Due studenti universitari negli spazi pubblici della British Library (il Post)

Quanto meno l’attacco non ha compromesso in alcun modo il sistema usato per gli stipendi dei dipendenti o per chiedere e accettare le richieste di ferie: tutti hanno continuato a essere pagati regolarmente e in modo puntuale. L’istituzione ha poi offerto ai dipendenti i cui dati sono stati pubblicati online un pacchetto di protezione dell’identità, per essere avvisati subito in caso i loro dati vengano usati per fare qualcosa di sospetto.

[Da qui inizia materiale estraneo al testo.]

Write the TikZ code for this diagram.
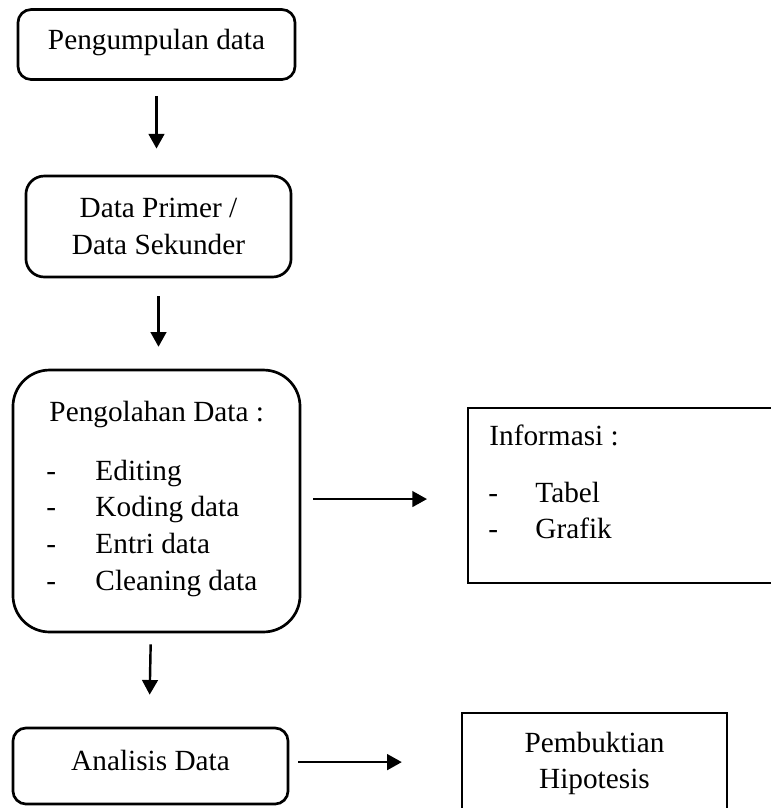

Il problema vero, dice lui, è che i dipendenti «iniziano a essere un po’ scettici su quello che riusciranno a fare nell’anno e mezzo che si sono dati», e hanno paura che i gruppi che tutto sommato hanno trovato un metodo alternativo per lavorare saranno gli ultimi a tornare alla normalità. Il suo, per esempio, utilizza il programma Microsoft Excel in attesa di poter importare i nuovi dati nel futuro sistema della biblioteca.

«Finché riesci in un modo o nell’altro a farlo, al management non interessa granché se personalmente il tuo lavoro è diventato più incasinato, difficile o noioso», dice. «Ogni tanto sento dei colleghi dire che non sarebbero sorpresi se tra tre, cinque anni stessimo ancora lavorando così, ed è un po’ deprimente».